What were some other projects along the way that came close to happening?
There was Secret Agent Mom…
I love it already.
Right? We were down in Albuquerque on location, on set, when the plug was pulled. And then there was another one, Tupelo 77, where the producers agreed to disagree among themselves, and after working on that for more than a year, it went away. There were many projects that just didn’t happen. But that happens to everyone.
Watching films like Funny Valentines, Incognito, Love Song, and Rosa Parks reminds me of those older Hollywood directors who were forced to make B movies but found ways to sneak their voices and their style into the genre film. Martin Scorsese calls them “smugglers.”
That’s the second time I heard that, and I love it. It’s funny. I started teaching and I started making movies for museums, and I worked for Disney Imagineering, designing the African-American Pavilion for Manassas, which was never built. But I also taught at the Indianapolis Museum of Art a seven-month program… called “Smuggling Daydreams into Reality”! They were high school students. One was deaf, and he communicated through his sign language interpreter who was also in the class. Another had Asperger’s. All of the students, there was something going on in their lives. That’s why I wanted them in the class.

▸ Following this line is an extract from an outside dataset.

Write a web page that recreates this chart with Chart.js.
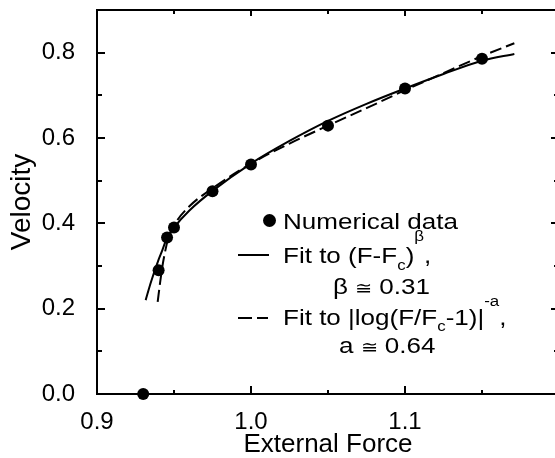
<!DOCTYPE html>
<html>
<head>
<meta charset="utf-8">
<style>
html,body{margin:0;padding:0;overflow:hidden;background:#fff;width:555px;height:458px;}
#wrap{position:absolute;left:0;top:0;width:565px;height:458px;}
</style>
<script src="https://cdn.jsdelivr.net/npm/chart.js@4"></script>
</head>
<body>
<div id="wrap"><canvas id="c" width="565" height="458"></canvas></div>
<script>
// ---- tick values / labels ----
const xMajorTicks = [0.9, 1.0, 1.1, 1.2];
const xMinorTicks = [0.95, 1.05, 1.15];
const xTickLabels = ['0.9', '1.0', '1.1', ''];
const yMajorTicks = [0.0, 0.2, 0.4, 0.6, 0.8];
const yMinorTicks = [0.1, 0.3, 0.5, 0.7];
const yTickLabels = ['0.0', '0.2', '0.4', '0.6', '0.8'];

// ---- numerical data ----
const dataForce    = [0.93, 0.94, 0.9455, 0.95, 0.975, 1.0, 1.05, 1.1, 1.15];
const dataVelocity = [0.0, 0.29, 0.367, 0.39, 0.475, 0.538, 0.629, 0.716, 0.786];

// ---- fit to (F-Fc)^beta ----
const powerFitForce    = [0.9316, 0.935, 0.94, 0.9425, 0.9452, 0.95, 0.96, 0.975, 1.0, 1.025, 1.05, 1.075, 1.1, 1.125, 1.15, 1.171];
const powerFitVelocity = [0.220, 0.262, 0.315, 0.338, 0.364, 0.390, 0.430, 0.476, 0.540, 0.593, 0.640, 0.680, 0.716, 0.750, 0.781, 0.797];

// ---- fit to |log(F/Fc-1)|^-a ----
const logFitForce    = [0.9394, 0.9409, 0.9425, 0.9442, 0.946, 0.95, 0.96, 0.975, 1.0, 1.025, 1.05, 1.075, 1.1, 1.125, 1.15, 1.171];
const logFitVelocity = [0.216, 0.259, 0.300, 0.333, 0.362, 0.395, 0.440, 0.482, 0.540, 0.587, 0.629, 0.670, 0.712, 0.752, 0.792, 0.822];

const xTitle = 'External Force';
const yTitle = 'Velocity';

const FAM = "'Liberation Sans', Arial, Helvetica, sans-serif";
const zip = (xs, ys) => xs.map((x, i) => ({x: x, y: ys[i]}));

// inward tick marks drawn through the chart's scales
const tickPlugin = {
  id: 'inwardTicks',
  afterDraw(chart) {
    const ctx = chart.ctx, a = chart.chartArea;
    const xs = chart.scales.x, ys = chart.scales.y;
    ctx.save();
    ctx.strokeStyle = '#000';
    ctx.lineCap = 'butt';
    const seg = (x1, y1, x2, y2, w) => {
      ctx.lineWidth = w; ctx.beginPath(); ctx.moveTo(x1, y1); ctx.lineTo(x2, y2); ctx.stroke();
    };
    xMajorTicks.forEach(v => {
      const p = Math.round(xs.getPixelForValue(v));
      seg(p, a.bottom, p, a.bottom - 8, 2);
      seg(p, a.top, p, a.top + 6, 2);
    });
    xMinorTicks.forEach(v => {
      const p = Math.round(xs.getPixelForValue(v));
      seg(p, a.bottom, p, a.bottom - 4, 2);
      seg(p, a.top, p, a.top + 4, 2);
    });
    yMajorTicks.forEach(v => {
      const p = Math.round(ys.getPixelForValue(v));
      seg(a.left, p, a.left + 8, p, 2);
      seg(a.right, p, a.right - 8, p, 2);
    });
    yMinorTicks.forEach(v => {
      const p = Math.round(ys.getPixelForValue(v));
      seg(a.left, p, a.left + 5, p, 2);
      seg(a.right, p, a.right - 5, p, 2);
    });
    ctx.restore();
  }
};

// legend with sub/superscripts
const LEG_SIZE = 21.5, LEG_SMALL = 14, SX = 1.21;
function drawRuns(ctx, x, y, runs) {
  ctx.save();
  ctx.translate(x, y);
  ctx.scale(SX, 1);
  ctx.fillStyle = '#000';
  ctx.textBaseline = 'alphabetic';
  ctx.textAlign = 'left';
  let cx = 0;
  runs.forEach(r => {
    ctx.font = (r.size || LEG_SIZE) + 'px ' + FAM;
    ctx.fillText(r.t, cx, r.dy || 0);
    cx += ctx.measureText(r.t).width;
  });
  ctx.restore();
}
const legendPlugin = {
  id: 'customLegend',
  afterDatasetsDraw(chart) {
    const ctx = chart.ctx;
    ctx.save();
    // marker: dot
    ctx.fillStyle = '#000';
    ctx.beginPath(); ctx.arc(269.5, 220.5, 6.5, 0, Math.PI * 2); ctx.fill();
    // marker: solid line
    ctx.strokeStyle = '#000'; ctx.lineWidth = 2;
    ctx.beginPath(); ctx.moveTo(238, 255); ctx.lineTo(269, 255); ctx.stroke();
    // marker: dashed line
    ctx.beginPath(); ctx.moveTo(238, 318); ctx.lineTo(252, 318); ctx.moveTo(257, 318); ctx.lineTo(268, 318); ctx.stroke();
    ctx.restore();

    drawRuns(ctx, 283, 228.5, [{t: 'Numerical data'}]);
    drawRuns(ctx, 283, 263, [
      {t: 'Fit to (F-F'}, {t: 'c', size: LEG_SMALL, dy: 6.5}, {t: ')'},
      {t: 'β', size: LEG_SMALL, dy: -22}, {t: ','}
    ]);
    drawRuns(ctx, 333, 293.5, [{t: 'β '}, {t: '≅', size: 17}, {t: ' 0.31'}]);
    drawRuns(ctx, 283, 324.5, [
      {t: 'Fit to |log(F/F'}, {t: 'c', size: LEG_SMALL, dy: 6.5}, {t: '-1)|'},
      {t: '-a', size: LEG_SMALL, dy: -19}, {t: ','}
    ]);
    drawRuns(ctx, 339, 353, [{t: 'a '}, {t: '≅', size: 17}, {t: ' 0.64'}]);
  }
};

const tickFont = {family: FAM, size: 24, lineHeight: 1};
const border = {display: true, color: '#000', width: 2};

new Chart(document.getElementById('c'), {
  type: 'scatter',
  data: {
    datasets: [
      {
        label: 'Numerical data',
        data: zip(dataForce, dataVelocity),
        showLine: false,
        pointRadius: 6,
        pointHoverRadius: 6,
        pointBackgroundColor: '#000',
        pointBorderWidth: 0,
        clip: false
      },
      {
        label: 'Fit to (F-Fc)^β',
        data: zip(powerFitForce, powerFitVelocity),
        showLine: true,
        borderColor: '#000',
        borderWidth: 2,
        pointRadius: 0,
        cubicInterpolationMode: 'monotone',
        fill: false
      },
      {
        label: 'Fit to |log(F/Fc-1)|^-a',
        data: zip(logFitForce, logFitVelocity),
        showLine: true,
        borderColor: '#000',
        borderWidth: 2,
        borderDash: [12, 5],
        pointRadius: 0,
        cubicInterpolationMode: 'monotone',
        fill: false
      }
    ]
  },
  options: {
    responsive: false,
    animation: false,
    devicePixelRatio: 1,
    layout: {padding: 0},
    plugins: {legend: {display: false}, tooltip: {enabled: false}},
    events: [],
    scales: {
      x: {
        type: 'linear', position: 'bottom', min: 0.9, max: 1.2,
        afterBuildTicks: s => { s.ticks = xMajorTicks.map(v => ({value: v})); },
        ticks: {font: tickFont, color: '#000', padding: 8, maxRotation: 0, autoSkip: false,
                callback: (v, i) => xTickLabels[i]},
        grid: {display: false},
        border: border,
        title: {display: true, text: xTitle, color: '#000',
                font: {family: FAM, size: 26, lineHeight: 1}, padding: {top: 0, bottom: 0}},
        afterFit: s => { s.height = 64; s.paddingLeft = 0; s.paddingRight = 0; }
      },
      xTop: {
        type: 'linear', axis: 'x', position: 'top', min: 0.9, max: 1.2,
        ticks: {display: false}, grid: {display: false}, border: border,
        afterFit: s => { s.height = 10; s.paddingLeft = 0; s.paddingRight = 0; }
      },
      y: {
        type: 'linear', position: 'left', min: 0, max: 0.9,
        afterBuildTicks: s => { s.ticks = yMajorTicks.map(v => ({value: v})); },
        ticks: {font: tickFont, color: '#000', padding: 14, autoSkip: false,
                callback: (v, i) => yTickLabels[i]},
        grid: {display: false},
        border: border,
        title: {display: true, text: yTitle, color: '#000',
                font: {family: FAM, size: 28, lineHeight: 1}, padding: {top: 8, bottom: 0}},
        afterFit: s => { s.width = 97; s.paddingTop = 0; s.paddingBottom = 0; }
      },
      yRight: {
        type: 'linear', axis: 'y', position: 'right', min: 0, max: 0.9,
        ticks: {display: false}, grid: {display: false}, border: border,
        afterFit: s => { s.width = 6; s.paddingTop = 0; s.paddingBottom = 0; }
      }
    }
  },
  plugins: [tickPlugin, legendPlugin]
});
</script>
</body>
</html>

I wanted people who were struggling to find themselves, who they were and how they fit into the world, to be a part of this class museum experiment. And they created short films, and the short films were placed inside the gallery for several months. It was amazing what these children had inside of them. That’s why we called it “Smuggling Daydreams into Reality.”
You could describe all your films that way: Smuggling daydreams into reality.
Yes. Because you have to infuse what’s already out there, what’s been “approved.” You smuggle elements, these tiny specifics of authenticity, into it. But you can’t really tell anyone, because they will say, “No, you can’t do that.”